+++ Raw data +++
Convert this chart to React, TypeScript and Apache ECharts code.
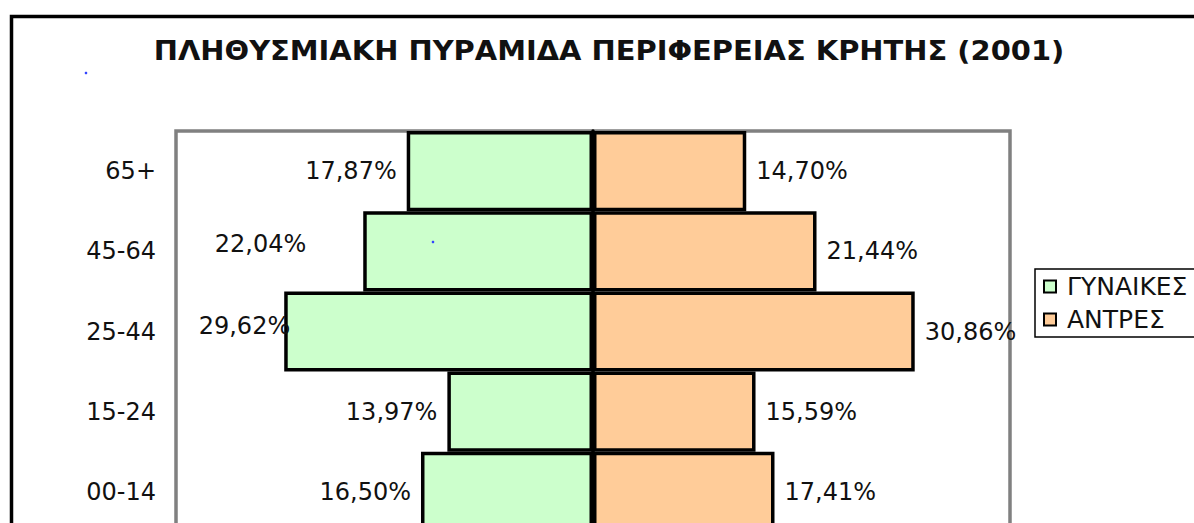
import React, { useEffect, useRef } from "react";
import * as echarts from "echarts";

const categories = ["65+", "45-64", "25-44", "15-24", "00-14"];
const women = [17.87, 22.04, 29.62, 13.97, 16.5];
const men = [14.7, 21.44, 30.86, 15.59, 17.41];
const seriesNames = ["ΓΥΝΑΙΚΕΣ", "ΑΝΤΡΕΣ"];
const titleText = "ΠΛΗΘΥΣΜΙΑΚΗ ΠΥΡΑΜΙΔΑ ΠΕΡΙΦΕΡΕΙΑΣ ΚΡΗΤΗΣ (2001)";

// label nudges seen in the original (women side)
const womenLabelOffsets: Record<string, [number, number]> = {
  "45-64": [-47, -7],
  "25-44": [16, -6],
};

const FONT = "DejaVu Sans";
const fmt = (v: number) => Math.abs(v).toFixed(2).replace(".", ",") + "%";

export default function App() {
  const ref = useRef<HTMLDivElement>(null);
  useEffect(() => {
    if (!ref.current) return;
    const chart = echarts.init(ref.current, null, { renderer: "svg" });
    const labelBase = {
      show: true,
      fontFamily: FONT,
      fontSize: 24,
      color: "#111",
      distance: 10,
      formatter: (p: any) => fmt(p.value),
    };
    chart.setOption({
      animation: false,
      backgroundColor: "#fff",
      grid: {
        left: 176,
        right: 184,
        top: 131,
        height: 401,
        show: true,
        borderColor: "#808080",
        borderWidth: 3.5,
        backgroundColor: "transparent",
      },
      xAxis: {
        type: "value",
        min: -40,
        max: 40,
        show: false,
        splitLine: { show: false },
      },
      yAxis: [
        {
          type: "category",
          data: categories,
          inverse: true,
          position: "left",
          axisLine: { show: false, onZero: false },
          axisTick: { show: false },
          axisLabel: {
            fontFamily: FONT,
            fontSize: 24,
            color: "#111",
            margin: 20,
          },
        },
        {
          type: "category",
          data: categories,
          inverse: true,
          position: "left",
          axisLine: { show: true, onZero: true, lineStyle: { color: "#000", width: 3.5 } },
          axisTick: {
            show: true,
            inside: true,
            alignWithLabel: true,
            length: 5,
            lineStyle: { color: "#000", width: 2 },
          },
          axisLabel: { show: false },
        },
      ],
      legend: {
        orient: "vertical",
        left: 1035,
        top: 269,
        padding: [4, 24, 4, 8],
        itemGap: 6,
        itemWidth: 12,
        itemHeight: 12,
        borderColor: "#000",
        borderWidth: 1.5,
        icon: "rect",
        itemStyle: { borderColor: "#000", borderWidth: 2 },
        textStyle: {
          fontFamily: FONT,
          fontSize: 25,
          color: "#111",
          lineHeight: 27,
          padding: [0, 0, 0, 6],
        },
        data: seriesNames,
      },
      series: [
        {
          name: seriesNames[0],
          type: "bar",
          yAxisIndex: 0,
          barGap: "-100%",
          barCategoryGap: "0%",
          itemStyle: { color: "#CCFFCC", borderColor: "#000", borderWidth: 3.5 },
          label: { ...labelBase, position: "left" },
          data: women.map((v, i) => {
            const off = womenLabelOffsets[categories[i]];
            return off ? { value: -v, label: { offset: off } } : -v;
          }),
        },
        {
          name: seriesNames[1],
          type: "bar",
          yAxisIndex: 0,
          barGap: "-100%",
          barCategoryGap: "0%",
          itemStyle: { color: "#FFCC99", borderColor: "#000", borderWidth: 3.5 },
          label: { ...labelBase, position: "right" },
          data: men,
        },
      ],
      graphic: [
        {
          type: "rect",
          shape: { x: 11.5, y: 16.5, width: 1400, height: 1000 },
          style: { fill: "none", stroke: "#000", lineWidth: 3.5 },
          silent: true,
        },
        {
          type: "text",
          x: 609,
          y: 51,
          scaleX: 1.072,
          style: {
            text: titleText,
            fontFamily: FONT,
            fontWeight: "bold",
            fontSize: 27,
            fill: "#111",
            align: "center",
            verticalAlign: "middle",
          },
        },
        { type: "circle", shape: { cx: 86, cy: 73, r: 1.3 }, style: { fill: "#3344ff" } },
        { type: "circle", shape: { cx: 433, cy: 242, r: 1.3 }, style: { fill: "#3344ff" }, z: 10 },
      ],
    });
    return () => chart.dispose();
  }, []);
  return (
    <div
      ref={ref}
      style={{ position: "fixed", left: 0, top: 0, width: 1194, height: 545 }}
    />
  );
}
+++
▶ **Task directions**
Skip the pictures, please, and transcribe only the lines from the beginning of the material through the one that contains "import * as".

▶ **Task response**
Convert this chart to React, TypeScript and Apache ECharts code.
import React, { useEffect, useRef } from "react";
import * as echarts from "echarts";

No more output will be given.